CPO

Kastara.ID, Jakarta — Rencana sejumlah tokoh dan beberapa pihak melayangkan uji materi Undang-Undang (UU) Ibu Kota Negara (IKN) ke Mahkamah Konstitusi (MK) adalah hak konstitusional warga negara yang harus dihormati oleh semua pihak. Langkah gugatan ke MK untuk menguji UU IKN adalah strategi yang paling tepat dan efektif untuk menyalurkan aspirasi penolakan UU IKN atau pemindahan ibukota negara.

“Karena UU IKN ini sudah disahkan, maka langkah paling tepat menyalurkan aspirasi penolakan adalah melalui pengajuan uji materi ke MK. Ini adalah hak konstitusional warga negara yang harus dihormati. Di MK akan diuji apakah UU IKN ini mulai dari mekanisme penyusunan, pembahasan dan pengesahannya sudah sesuai atau malah mengandung cacat formil.
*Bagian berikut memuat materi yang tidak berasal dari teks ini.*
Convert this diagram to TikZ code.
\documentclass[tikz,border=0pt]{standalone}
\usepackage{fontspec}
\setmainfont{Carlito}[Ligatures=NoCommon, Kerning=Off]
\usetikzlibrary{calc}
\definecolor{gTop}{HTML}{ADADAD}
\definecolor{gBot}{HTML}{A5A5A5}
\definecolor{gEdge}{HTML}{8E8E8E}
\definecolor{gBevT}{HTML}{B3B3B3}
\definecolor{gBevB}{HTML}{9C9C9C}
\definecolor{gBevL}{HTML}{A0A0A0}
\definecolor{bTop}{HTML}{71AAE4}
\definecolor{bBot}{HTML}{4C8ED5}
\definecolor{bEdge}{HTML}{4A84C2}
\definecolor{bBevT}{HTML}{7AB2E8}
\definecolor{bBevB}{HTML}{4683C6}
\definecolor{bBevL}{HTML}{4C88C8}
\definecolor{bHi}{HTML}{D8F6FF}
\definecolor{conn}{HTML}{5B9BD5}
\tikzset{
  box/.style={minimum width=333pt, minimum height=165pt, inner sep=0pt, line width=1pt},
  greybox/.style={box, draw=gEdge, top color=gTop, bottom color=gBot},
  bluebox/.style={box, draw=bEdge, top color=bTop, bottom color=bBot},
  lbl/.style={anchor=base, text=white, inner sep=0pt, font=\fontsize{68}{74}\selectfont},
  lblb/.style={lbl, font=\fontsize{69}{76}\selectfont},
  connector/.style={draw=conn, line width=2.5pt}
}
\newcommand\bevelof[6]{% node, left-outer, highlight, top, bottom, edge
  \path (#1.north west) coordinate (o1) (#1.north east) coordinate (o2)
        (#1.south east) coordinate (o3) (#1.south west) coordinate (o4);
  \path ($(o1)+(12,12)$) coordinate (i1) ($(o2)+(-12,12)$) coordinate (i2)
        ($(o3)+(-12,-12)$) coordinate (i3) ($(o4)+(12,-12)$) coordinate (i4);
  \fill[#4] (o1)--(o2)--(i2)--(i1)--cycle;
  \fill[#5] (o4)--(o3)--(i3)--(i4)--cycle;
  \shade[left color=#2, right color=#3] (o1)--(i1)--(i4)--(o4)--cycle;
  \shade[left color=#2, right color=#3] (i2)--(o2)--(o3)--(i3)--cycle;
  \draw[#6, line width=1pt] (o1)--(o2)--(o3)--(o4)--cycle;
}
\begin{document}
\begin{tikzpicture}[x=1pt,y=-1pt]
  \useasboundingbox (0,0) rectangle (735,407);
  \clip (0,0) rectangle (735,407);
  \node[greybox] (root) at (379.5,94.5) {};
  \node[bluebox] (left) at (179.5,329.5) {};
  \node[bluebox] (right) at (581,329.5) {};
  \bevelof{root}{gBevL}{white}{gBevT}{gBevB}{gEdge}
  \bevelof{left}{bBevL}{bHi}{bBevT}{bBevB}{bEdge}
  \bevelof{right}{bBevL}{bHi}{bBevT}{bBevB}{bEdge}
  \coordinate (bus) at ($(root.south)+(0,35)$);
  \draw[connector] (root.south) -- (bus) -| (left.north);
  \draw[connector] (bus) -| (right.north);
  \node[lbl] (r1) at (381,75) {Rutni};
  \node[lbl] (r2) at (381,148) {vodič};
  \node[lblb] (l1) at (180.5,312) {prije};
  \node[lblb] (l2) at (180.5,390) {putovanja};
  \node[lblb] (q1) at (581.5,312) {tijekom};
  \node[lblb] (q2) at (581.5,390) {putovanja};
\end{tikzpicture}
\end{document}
Di MK juga akan diuji apakah pasal-pasal dalam UU IKN sudah senafas dengan konstitusi UUD Negara RI Tahun 1945 atau malah bertentangan. Saya pribadi menghormati rencana sejumlah pihak yang akan mengajukan uji materi UU IKN ke MK,” ujar Fahira Idris di Komplek Parlemen, Senayan Jakarta (25/1).

Menurut Fahira Idris, sejumlah tokoh tentu mempunyai dalil dan argumen yang kuat dalam mengajukan uji materi UU IKN ke MK. Tinggal bagaimana Pemerintah dan DPR menjawab berbagai celah yang menjadi dasar uji materi di depan hakim MK dan publik luas, tentunya dengan fakta, data, dalil dan argumen yang juga kuat. Rencana pengajuan uji materi UU IKN ke MK ini juga menjadi koridor yang tepat agar isu soal IKN ditempatkan pada konteksnya.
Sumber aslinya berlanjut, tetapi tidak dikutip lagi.